Contro il rinnovo dell’autorizzazione europea del glifosato si sono espresse trentadue associazioni ambientaliste e dell’agricoltura biologica italiane, riunite nel movimento “Stop glifosato”. Questi gruppi hanno scritto pochi giorni fa ai ministri dell’Agricoltura, dell’Ambiente e della Salute, definendo quello del glifosato un autentico scandalo e chiedendo la messa al bando dell’erbicida, perché “In assenza di un consenso scientifico sul tema della pericolosità del prodotto chimico per la salute umana, la Commissione e gli Stati membri hanno prima di tutto la responsabilità di proteggere la salute dei cittadini adottando il principio di precauzione. Perfino la Colombia, a maggio del 2015, ha smesso di usarlo per distruggere le piantagioni di coca”.
Cos’è il glifosato
Il glifosato, secondo una ricerca pubblicata su Environmental Sciences il primo febbraio, è l’erbicida più diffuso al mondo, con 8,6 miliardi di chilogrammi spruzzati nel 2014. La sostanza fu brevettato come erbicida dalla Monsanto Company nel 1974, multinazionale specializzata in biotecnologie agrarie, sementi e leader mondiale nella produzione di alimenti Ogm.

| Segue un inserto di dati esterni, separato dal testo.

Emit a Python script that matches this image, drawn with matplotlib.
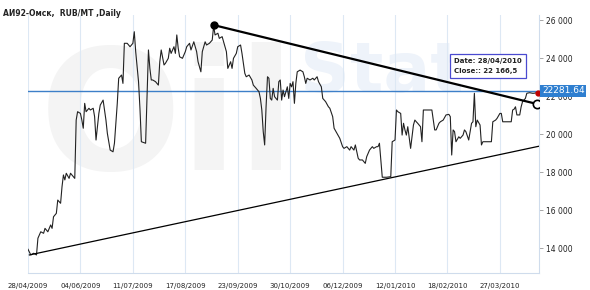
import numpy as np
import pandas as pd
import matplotlib
matplotlib.use("Agg")
import matplotlib.pyplot as plt
from matplotlib.transforms import blended_transform_factory

# days after 28/04/2009 and close price (RUB/MT)
start = pd.Timestamp("2009-04-28")
days = [0, 2, 4, 6, 7, 9, 11, 12, 14, 16, 17, 18, 20, 21, 23, 24, 25, 26, 27, 29,
        30, 33, 34, 35, 37, 38, 39, 40, 41, 43, 44, 46, 47, 48, 50, 51, 53, 55, 56, 58,
        60, 61, 63, 64, 66, 67, 68, 70, 72, 74, 75, 76, 78, 79, 80, 83, 84, 85, 86, 87,
        88, 90, 92, 93, 94, 96, 97, 99, 100, 101, 103, 104, 105, 106, 107, 109, 111, 112, 114, 115,
        117, 119, 120, 122, 123, 125, 126, 128, 130, 131, 132, 134, 135, 137, 138, 140, 141, 143, 144, 145,
        147, 148, 150, 151, 153, 154, 156, 158, 159, 161, 163, 164, 165, 166, 167, 168, 169, 170, 171, 172,
        173, 174, 176, 177, 178, 179, 180, 181, 183, 184, 185, 186, 187, 188, 189, 190, 192, 194, 195, 196,
        197, 199, 201, 202, 204, 205, 207, 208, 210, 212, 213, 215, 216, 218, 220, 222, 223, 225, 227, 228,
        230, 231, 233, 234, 236, 238, 239, 241, 243, 244, 246, 247, 248, 250, 253, 256, 257, 259, 260, 261,
        263, 264, 265, 266, 267, 268, 270, 272, 273, 274, 275, 277, 278, 279, 281, 283, 285, 286, 287, 288,
        290, 291, 293, 295, 297, 298, 299, 300, 301, 302, 304, 305, 307, 308, 309, 311, 312, 313, 314, 315,
        316, 317, 319, 320, 321, 324, 326, 327, 328, 330, 331, 333, 334, 335, 337, 339, 341, 342, 343, 344,
        345, 347, 348, 349, 351, 352, 354, 356, 357, 359, 360]
close = [13950, 13650, 13740, 13650, 14530, 14870, 14790, 15050, 14870, 15230, 15050, 15660, 15840, 16540, 16370, 17240, 17860, 17600, 17950, 17680,
         17950, 17680, 20750, 21190, 21100, 20750, 20320, 21630, 21190, 21370, 21280, 21370, 20930, 19700, 21100, 21540, 21800, 20750, 20050, 19170,
         19080, 19530, 21630, 22950, 23120, 22680, 24790, 24790, 24610, 24790, 25400, 24350, 22770, 21370, 19610, 19530, 22070, 24440, 23470, 22860,
         22860, 22770, 22590, 23820, 24440, 23650, 23740, 24000, 24530, 24260, 24610, 24260, 25230, 24530, 24080, 24000, 24350, 24610, 24790, 24440,
         24870, 24350, 23820, 23290, 24350, 24870, 24700, 24790, 24960, 25700, 25230, 25320, 25050, 25140, 24870, 24350, 23470, 23820, 23470, 24000,
         24260, 24610, 24700, 24260, 23210, 23030, 23120, 22860, 22590, 22420, 22240, 21890, 21280, 20140, 19440, 21450, 23030, 22950, 21890, 21800,
         22420, 21980, 21800, 22770, 22860, 21800, 22330, 21980, 22500, 21890, 22680, 22500, 22770, 21630, 22680, 23290, 23380, 23290, 23030, 22680,
         22950, 22860, 22950, 22860, 23030, 22770, 22500, 21890, 21720, 21450, 21370, 20930, 20320, 20050, 19790, 19350, 19260, 19350, 19170, 19350,
         19170, 19440, 18740, 18650, 18650, 18470, 18820, 19170, 19350, 19260, 19350, 19350, 19530, 17740, 17740, 17770, 19610, 19700, 21280, 21190,
         21100, 19960, 20580, 20230, 19960, 20400, 19260, 20490, 20750, 20660, 20580, 20400, 19610, 21280, 21280, 21280, 21280, 20750, 20230, 20230,
         20580, 20660, 20750, 21020, 21050, 20930, 18910, 20230, 20140, 19610, 19870, 19790, 19960, 20230, 20140, 19700, 20140, 20580, 20660, 22160,
         20400, 20750, 20490, 19440, 19610, 19610, 19610, 19610, 20660, 20750, 20840, 21100, 21100, 20660, 20660, 20660, 20660, 21280, 21320, 21450,
         21020, 21020, 21450, 21720, 21890, 22160, 22190, 22160, 22160, 22190, 22166.5]

# trend lines (day, price)
resist_days = [131, 359]
resist_vals = [25750, 21600]
support_days = [1, 361]
support_vals = [13650, 19380]

last_price = 22281.64
tick_labels = ["28/04/2009", "04/06/2009", "11/07/2009", "17/08/2009", "23/09/2009",
               "30/10/2009", "06/12/2009", "12/01/2010", "18/02/2010", "27/03/2010"]
y_ticks = [14000, 16000, 18000, 20000, 22000, 24000, 26000]

dates = start + pd.to_timedelta(days, unit="D")
r_dates = start + pd.to_timedelta(resist_days, unit="D")
s_dates = start + pd.to_timedelta(support_days, unit="D")
tick_dates = pd.to_datetime(tick_labels, format="%d/%m/%Y")

fig = plt.figure(figsize=(5.9, 2.9), dpi=100)
ax = fig.add_axes([28 / 590, 1 - 273 / 290, 511 / 590, 258 / 290])
ax.set_zorder(2)
ax.patch.set_visible(False)

# faint watermark behind the chart
fig.text(40 / 590, 1 - 170 / 290, "Oil", fontsize=120, fontweight="bold",
         color="#f4f4f4", zorder=0)
fig.text(300 / 590, 1 - 92 / 290, "Stat", fontsize=50, fontweight="bold",
         color="#eef3fa", zorder=0)

ax.plot(dates, close, color="#222222", lw=0.8, zorder=3)
ax.axhline(last_price, color="#3d7fc8", lw=1, zorder=2)
ax.plot(r_dates, resist_vals, color="black", lw=1.6, zorder=4)
ax.plot(s_dates, support_vals, color="black", lw=0.9, zorder=4)
ax.plot(r_dates[0], resist_vals[0], "o", color="black", ms=5, zorder=5)
ax.plot(r_dates[1], resist_vals[1], "o", mfc="white", mec="black", mew=1.2, ms=6, zorder=5)
ax.plot(dates[-1], close[-1], "o", color="#c00000", ms=3.5, zorder=6, clip_on=False)

ax.set_xlim(start, start + pd.Timedelta(days=360.6))
ax.set_ylim(12700, 26280)
ax.set_xticks(tick_dates)
ax.set_xticklabels(tick_labels)
ax.set_yticks(y_ticks)
ax.set_yticklabels([f"{v:,}".replace(",", " ") for v in y_ticks])
ax.yaxis.tick_right()
ax.tick_params(axis="x", length=0, pad=7, labelsize=5, labelcolor="#222222")
ax.tick_params(axis="y", length=3, width=0.6, color="#999999", pad=2,
               labelsize=5.5, labelcolor="#222222")
ax.grid(axis="x", color="#dde8f4", lw=0.8)
for side in ["left", "top"]:
    ax.spines[side].set_visible(False)
for side in ["right", "bottom"]:
    ax.spines[side].set_color("#cfdcec")

# current price label (covers the 22 000 tick as in the original)
trans = blended_transform_factory(ax.transAxes, ax.transData)
ax.text(1.006, last_price, "22281.64", transform=trans, color="white", fontsize=6.5,
        va="center", ha="left", zorder=7,
        bbox=dict(boxstyle="square,pad=0.2", fc="#2f7fd0", ec="none"))

# tooltip
ax.text(0.834, 0.835, "Date: 28/04/2010\nClose:: 22 166,5", transform=ax.transAxes,
        fontsize=5, fontweight="bold", color="#222222", va="top", ha="left",
        linespacing=1.9, zorder=7,
        bbox=dict(boxstyle="square,pad=0.55", fc="white", ec="#4a4ad0", lw=0.9))

fig.text(3 / 590, 1 - 13 / 290, "АИ92-Омск,  RUB/MT ,Daily", fontsize=5.5,
         fontweight="bold", color="#222222", va="center", ha="left")

fig.savefig("out.png", dpi=100)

Agisce bloccando nutrienti minerali essenziali per la vita di piante, microrganismi e animali e, anche se era stato presentato come una sostanza rapidamente biodegradabile e non tossica, è invece ampiamente diffuso nell’ambiente insieme al suo metabolico Ampa.
La ricerca di Environmental Sciences fa notare che due terzi del glifosato usato nei campi statunitensi sono stati spruzzati negli ultimi dieci anni. A gennaio 2016, riferisce la Reuters, la Monsanto ha fatto causa allo stato della California che aveva proposto di inserire il glifosato nella sua lista delle sostanze cancerogene.
Precisiamo che glifosato ed ampa sono le sostanze maggiormente presenti anche nelle acque italiane, come segnala il rapporto ISPRA, e purtroppo ricercate sistematicamente solo in Lombardia. Di recente anche in Toscana è stata ricercata questa sostanza su un centinaio di campioni di acque destinate al consumo umano ed è emerso che “L’erbicida glifosato, per quanto rilevato in un numero limitato di campioni a causa della complessità del metodo di analisi, è stato riscontrato in una percentuale elevata di analisi, anche superiore a 1 microgrammo/litro”. Il glifosato si può ritrovare non solo in alimenti e bevande di origine vegetale come la birra che arrivano sulla nostra tavola, ma anche in alimenti di origine animale.